- **Task to complete**
Write out the full set of records exactly. Any pictures in them do not belong in the copy.

## START Materials provided

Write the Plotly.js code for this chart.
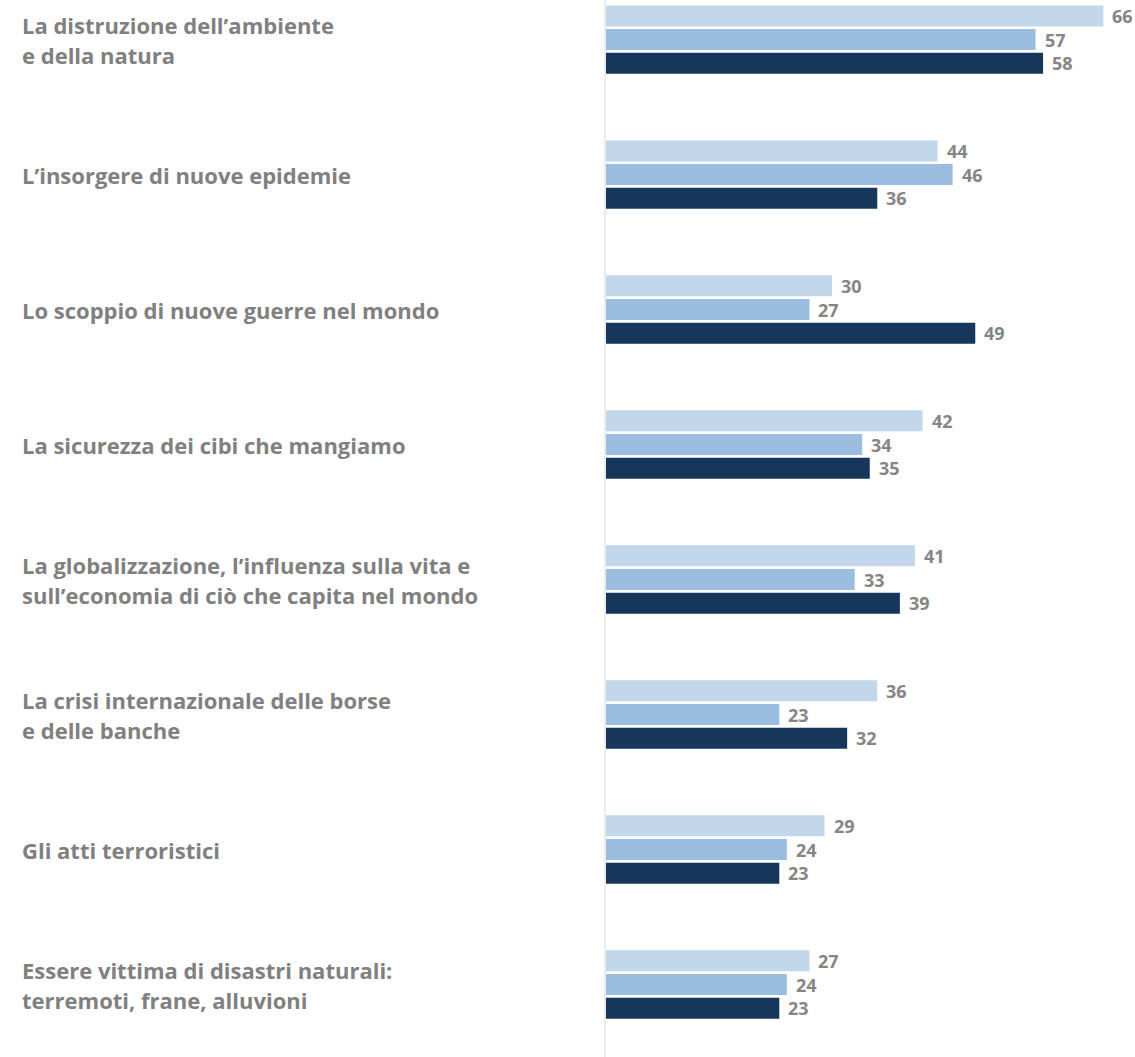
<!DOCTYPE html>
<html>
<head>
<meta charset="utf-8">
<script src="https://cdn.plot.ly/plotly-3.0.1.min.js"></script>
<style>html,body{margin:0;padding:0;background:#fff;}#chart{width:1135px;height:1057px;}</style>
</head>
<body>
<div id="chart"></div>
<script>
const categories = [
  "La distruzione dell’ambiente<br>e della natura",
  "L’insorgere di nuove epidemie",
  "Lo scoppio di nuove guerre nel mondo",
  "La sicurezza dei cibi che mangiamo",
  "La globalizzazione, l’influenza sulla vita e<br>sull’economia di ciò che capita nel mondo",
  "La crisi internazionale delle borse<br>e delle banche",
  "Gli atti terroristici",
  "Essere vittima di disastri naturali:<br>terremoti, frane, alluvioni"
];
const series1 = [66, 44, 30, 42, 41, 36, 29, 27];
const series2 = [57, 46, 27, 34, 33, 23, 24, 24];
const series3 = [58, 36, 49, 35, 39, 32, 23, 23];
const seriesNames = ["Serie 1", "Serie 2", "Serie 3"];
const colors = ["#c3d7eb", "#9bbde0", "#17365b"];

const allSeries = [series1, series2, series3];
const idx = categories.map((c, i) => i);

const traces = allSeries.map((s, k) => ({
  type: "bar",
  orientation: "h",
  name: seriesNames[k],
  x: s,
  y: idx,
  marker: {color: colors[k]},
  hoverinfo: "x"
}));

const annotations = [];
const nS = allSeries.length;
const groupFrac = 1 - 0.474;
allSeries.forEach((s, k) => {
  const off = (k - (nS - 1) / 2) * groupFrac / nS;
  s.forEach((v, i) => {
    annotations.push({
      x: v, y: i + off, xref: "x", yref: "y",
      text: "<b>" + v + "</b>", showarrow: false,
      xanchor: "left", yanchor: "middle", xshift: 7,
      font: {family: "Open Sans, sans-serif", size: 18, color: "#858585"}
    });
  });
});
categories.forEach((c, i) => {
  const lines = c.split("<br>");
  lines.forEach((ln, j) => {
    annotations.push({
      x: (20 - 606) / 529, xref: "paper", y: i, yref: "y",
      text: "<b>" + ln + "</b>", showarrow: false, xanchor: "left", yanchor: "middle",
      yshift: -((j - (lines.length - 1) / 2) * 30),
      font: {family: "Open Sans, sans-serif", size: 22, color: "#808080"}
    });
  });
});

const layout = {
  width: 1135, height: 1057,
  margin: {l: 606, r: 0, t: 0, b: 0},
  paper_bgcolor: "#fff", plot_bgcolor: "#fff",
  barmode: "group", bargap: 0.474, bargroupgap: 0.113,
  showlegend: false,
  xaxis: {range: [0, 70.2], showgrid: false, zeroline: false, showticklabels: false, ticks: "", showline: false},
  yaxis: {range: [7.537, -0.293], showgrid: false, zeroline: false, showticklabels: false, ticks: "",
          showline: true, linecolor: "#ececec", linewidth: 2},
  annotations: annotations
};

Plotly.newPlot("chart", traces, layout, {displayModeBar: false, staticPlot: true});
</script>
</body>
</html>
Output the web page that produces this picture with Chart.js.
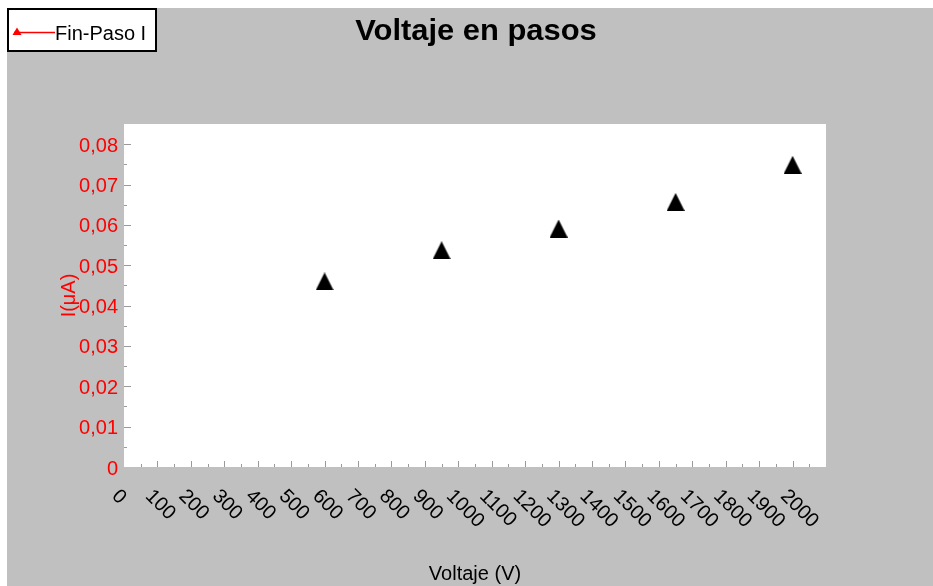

## END Materials provided

- **Response to the task**
Write the Plotly.js code for this chart.
<!DOCTYPE html>
<html>
<head>
<meta charset="utf-8">
<script src="https://cdn.plot.ly/plotly-3.0.1.min.js"></script>
<style>html,body{margin:0;padding:0;background:#fff;}#chart{width:1135px;height:1057px;}</style>
</head>
<body>
<div id="chart"></div>
<script>
const categories = [
  "La distruzione dell’ambiente<br>e della natura",
  "L’insorgere di nuove epidemie",
  "Lo scoppio di nuove guerre nel mondo",
  "La sicurezza dei cibi che mangiamo",
  "La globalizzazione, l’influenza sulla vita e<br>sull’economia di ciò che capita nel mondo",
  "La crisi internazionale delle borse<br>e delle banche",
  "Gli atti terroristici",
  "Essere vittima di disastri naturali:<br>terremoti, frane, alluvioni"
];
const series1 = [66, 44, 30, 42, 41, 36, 29, 27];
const series2 = [57, 46, 27, 34, 33, 23, 24, 24];
const series3 = [58, 36, 49, 35, 39, 32, 23, 23];
const seriesNames = ["Serie 1", "Serie 2", "Serie 3"];
const colors = ["#c3d7eb", "#9bbde0", "#17365b"];

const allSeries = [series1, series2, series3];
const idx = categories.map((c, i) => i);

const traces = allSeries.map((s, k) => ({
  type: "bar",
  orientation: "h",
  name: seriesNames[k],
  x: s,
  y: idx,
  marker: {color: colors[k]},
  hoverinfo: "x"
}));

const annotations = [];
const nS = allSeries.length;
const groupFrac = 1 - 0.474;
allSeries.forEach((s, k) => {
  const off = (k - (nS - 1) / 2) * groupFrac / nS;
  s.forEach((v, i) => {
    annotations.push({
      x: v, y: i + off, xref: "x", yref: "y",
      text: "<b>" + v + "</b>", showarrow: false,
      xanchor: "left", yanchor: "middle", xshift: 7,
      font: {family: "Open Sans, sans-serif", size: 18, color: "#858585"}
    });
  });
});
categories.forEach((c, i) => {
  const lines = c.split("<br>");
  lines.forEach((ln, j) => {
    annotations.push({
      x: (20 - 606) / 529, xref: "paper", y: i, yref: "y",
      text: "<b>" + ln + "</b>", showarrow: false, xanchor: "left", yanchor: "middle",
      yshift: -((j - (lines.length - 1) / 2) * 30),
      font: {family: "Open Sans, sans-serif", size: 22, color: "#808080"}
    });
  });
});

const layout = {
  width: 1135, height: 1057,
  margin: {l: 606, r: 0, t: 0, b: 0},
  paper_bgcolor: "#fff", plot_bgcolor: "#fff",
  barmode: "group", bargap: 0.474, bargroupgap: 0.113,
  showlegend: false,
  xaxis: {range: [0, 70.2], showgrid: false, zeroline: false, showticklabels: false, ticks: "", showline: false},
  yaxis: {range: [7.537, -0.293], showgrid: false, zeroline: false, showticklabels: false, ticks: "",
          showline: true, linecolor: "#ececec", linewidth: 2},
  annotations: annotations
};

Plotly.newPlot("chart", traces, layout, {displayModeBar: false, staticPlot: true});
</script>
</body>
</html>
Output the web page that produces this picture with Chart.js.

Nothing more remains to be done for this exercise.